Наконец стоны и крики затихли. По коридору проволокли сперва одного, затем другого. Со двора отъехала подвода. Через несколько минут где–то в отдалении раздались два выстрела. Подвода вернулась. Женщина в углу заплакала. На этот раз ее никто не упрекал и не успокаивал, все прислушивались к шагам за дверями.
Дверь открылась. Фонарь, те же фигуры и тот же скучный, бесцветный голос:
— Бабяк, Софья Мартынюк. Прошу…
Бабяк, худой, болезненного вида хлопец лет девятнадцати, послушно поднялся, пошел к двери, а женщина закричала, забилась в истерике. Верзила с пулеметными лентами на груди передал фонарь следователю и, схватив упирающуюся женщину за волосы, потащил ее из камеры. Юрко заметил, что один глаз на длинном лошадином лице бандеровца был мутно–бел и не выражал ничего — страшный, невидящий, безучастный ко всему глаз.
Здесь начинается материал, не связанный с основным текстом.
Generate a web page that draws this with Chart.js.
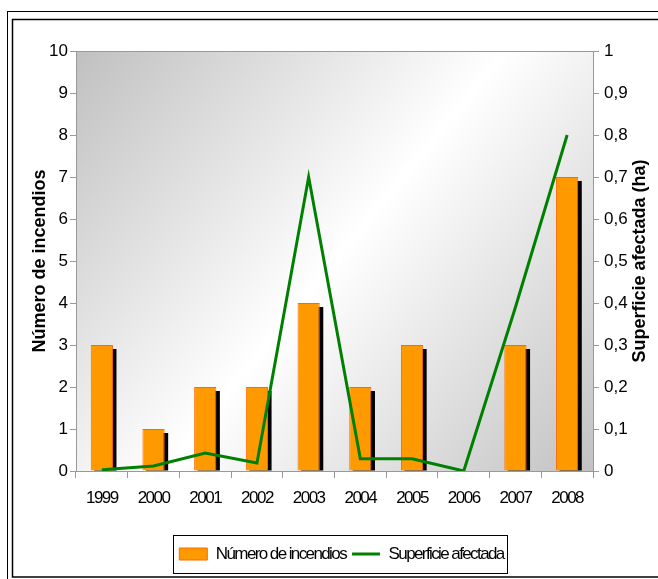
<!DOCTYPE html>
<html lang="es">
<head>
  <meta charset="UTF-8" />
  <title>Incendios</title>
  <script src="https://cdn.jsdelivr.net/npm/chart.js@4.4.1/dist/chart.umd.min.js"></script>
  <style>
    html, body { margin: 0; padding: 0; background: #fff; }
    #wrap { width: 658px; height: 579px; position: relative; }
  </style>
</head>
<body>
  <div id="wrap"><canvas id="chart"></canvas></div>

  <script>
    const years = ['1999', '2000', '2001', '2002', '2003', '2004', '2005', '2006', '2007', '2008'];
    const incendios = [3, 1, 2, 2, 4, 2, 3, 0, 3, 7];
    const superficie = [0.003, 0.012, 0.043, 0.019, 0.70, 0.029, 0.029, 0, 0.39, 0.80];

    Chart.defaults.font.family = "'Liberation Sans', Arial, sans-serif";
    Chart.defaults.color = '#000';

    // texto "comprimido" como el de Excel
    function squeeze(obj, fn, spacing) {
      if (!obj || obj['_sq_' + fn]) return;
      const orig = obj[fn];
      obj[fn] = function (...args) {
        const c = this.ctx;
        c.save();
        c.letterSpacing = spacing;
        const r = orig.apply(this, args);
        c.restore();
        return r;
      };
      obj['_sq_' + fn] = true;
    }

    const decor = {
      id: 'decor',
      beforeLayout(chart) {
        chart.ctx.letterSpacing = '-1.6px';
      },
      afterLayout(chart) {
        chart.ctx.letterSpacing = '0px';
        squeeze(chart.legend, 'draw', '-1.6px');
        squeeze(chart.scales.x, 'drawLabels', '-1.5px');
      },
      beforeDraw(chart) {
        const { ctx, chartArea: a } = chart;
        ctx.save();
        // doble marco exterior
        ctx.strokeStyle = '#000';
        ctx.lineWidth = 1;
        ctx.strokeRect(7.5, 11.5, 700, 600);
        ctx.lineWidth = 1.5;
        ctx.strokeRect(12.5, 19.5, 700, 557.5);
        const g = ctx.createLinearGradient(a.left, a.top, a.right, a.bottom);
        g.addColorStop(0, '#c0c0c0');
        g.addColorStop(0.5, '#ffffff');
        g.addColorStop(1, '#c2c2c2');
        ctx.fillStyle = g;
        ctx.fillRect(a.left, a.top, a.right - a.left, a.bottom - a.top);
        ctx.strokeStyle = '#999';
        ctx.lineWidth = 1;
        ctx.beginPath();
        ctx.moveTo(a.left, a.top + 0.5);
        ctx.lineTo(a.right, a.top + 0.5);
        ctx.stroke();
        ctx.restore();
      },
      beforeDatasetDraw(chart, args) {
        if (args.index !== 0) return;
        // sombra negra de las barras
        const { ctx, chartArea: a } = chart;
        const meta = chart.getDatasetMeta(0);
        ctx.save();
        ctx.beginPath();
        ctx.rect(a.left, a.top, a.right - a.left, a.bottom - a.top);
        ctx.clip();
        ctx.fillStyle = '#000';
        meta.data.forEach(b => {
          const { x, y, base, width } = b.getProps(['x', 'y', 'base', 'width'], true);
          if (base - y > 4) ctx.fillRect(x - width / 2 + 3.5, y + 4, width, base - y - 4);
        });
        ctx.restore();
      },
      afterDraw(chart) {
        const { ctx, chartArea: a, legend } = chart;
        ctx.save();
        // titulo eje derecho (de abajo hacia arriba)
        ctx.translate(640, (a.top + a.bottom) / 2);
        ctx.rotate(-Math.PI / 2);
        ctx.font = "bold 18px 'Liberation Sans', Arial, sans-serif";
        ctx.fillStyle = '#000';
        ctx.textAlign = 'center';
        ctx.textBaseline = 'middle';
        ctx.fillText('Superficie afectada (ha)', 0, 0);
        ctx.restore();

        // recuadro de la leyenda
        const hb = legend.legendHitBoxes;
        if (hb && hb.length) {
          const last = hb[hb.length - 1];
          const x0 = Math.round(hb[0].left - 6) + 0.5;
          const x1 = Math.round(last.left + last.width + 3) + 0.5;
          const cy = hb[0].top + hb[0].height / 2;
          ctx.save();
          ctx.strokeStyle = '#000';
          ctx.lineWidth = 1;
          ctx.strokeRect(x0, Math.round(cy - 19) + 0.5, x1 - x0, 38);
          ctx.restore();
        }
      }
    };

    const baseLabels = Chart.defaults.plugins.legend.labels.generateLabels;

    new Chart(document.getElementById('chart'), {
      type: 'bar',
      data: {
        labels: years,
        datasets: [
          {
            type: 'bar',
            label: 'Número de incendios',
            data: incendios,
            backgroundColor: '#ff9900',
            borderColor: '#ff6a00',
            borderWidth: 1,
            categoryPercentage: 1,
            barPercentage: 0.43,
            yAxisID: 'y',
            order: 1
          },
          {
            type: 'line',
            label: 'Superficie afectada',
            data: superficie,
            borderColor: '#008000',
            backgroundColor: '#008000',
            borderWidth: 3,
            pointRadius: 0,
            tension: 0,
            fill: false,
            yAxisID: 'y2',
            order: 0
          }
        ]
      },
      options: {
        responsive: true,
        maintainAspectRatio: false,
        animation: false,
        layout: { padding: { left: 25, right: 0, top: 51, bottom: 6.5 } },
        scales: {
          x: {
            offset: true,
            grid: { offset: true, drawOnChartArea: false, tickLength: 7, color: '#999' },
            border: { color: '#999' },
            ticks: { font: { size: 17 }, padding: 10, maxRotation: 0 },
            afterFit(s) { s.height = 68.5; }
          },
          y: {
            position: 'left',
            min: 0,
            max: 10,
            ticks: { stepSize: 1, font: { size: 17 }, padding: 2 },
            grid: { drawOnChartArea: false, tickLength: 6, color: '#999' },
            border: { color: '#999' },
            title: {
              display: true,
              text: 'Número de incendios',
              font: { size: 18, weight: 'bold' },
              padding: { top: 4, bottom: 4 }
            },
            afterFit(s) { s.width = 51; }
          },
          y2: {
            position: 'right',
            min: 0,
            max: 1,
            ticks: {
              stepSize: 0.1,
              font: { size: 17 },
              padding: 5,
              callback: v => String(Math.round(v * 10) / 10).replace('.', ',')
            },
            grid: { drawOnChartArea: false, tickLength: 6, color: '#999' },
            border: { color: '#999' },
            afterFit(s) { s.width = 65; }
          }
        },
        plugins: {
          legend: {
            position: 'bottom',
            labels: {
              font: { size: 17 },
              color: '#000',
              usePointStyle: true,
              pointStyleWidth: 28,
              boxWidth: 28,
              boxHeight: 12,
              padding: 6,
              sort: (p, q) => p.datasetIndex - q.datasetIndex,
              generateLabels(chart) {
                return baseLabels(chart).map(item => {
                  item.pointStyle = item.datasetIndex === 0 ? 'rect' : 'line';
                  return item;
                });
              }
            }
          },
          tooltip: { enabled: false }
        }
      },
      plugins: [decor]
    });
  </script>
</body>
</html>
Все началось сначала: неразборчивое бормотание следователя, угрозы Месяца, глухие звуки ударов, жужжание какой–то машины, мольбы, крики, стоны и проклятия. Юрко уже не прислушивался, сидел, стиснув зубы и закрыв глаза. К нему придвинулся сосед, зашептал жарко в щеку:
— Сынок, не выдавай других. Останутся живы — отомстят. А нам так и так смерть.
Соседа увели в следующей паре. Он оказался прав: допросы кончались тем, что потерявших сознание арестованных вытаскивали на двор, увозили на подводе и расстреливали где–то недалеко. Юрко понял: расстреливают на берегу реки и трупы бросают в воду. В чем же виноваты были эти люди? Одного обвиняли в том, будто он состоял в коммунистической организации, другого — в большевистской агитации, третий непочтительно отозвался об ОУН. Женщина будто бы кому–то говорила, что советские войска наступают и скоро придут сюда, в Западную Украину. Кара одна — смерть.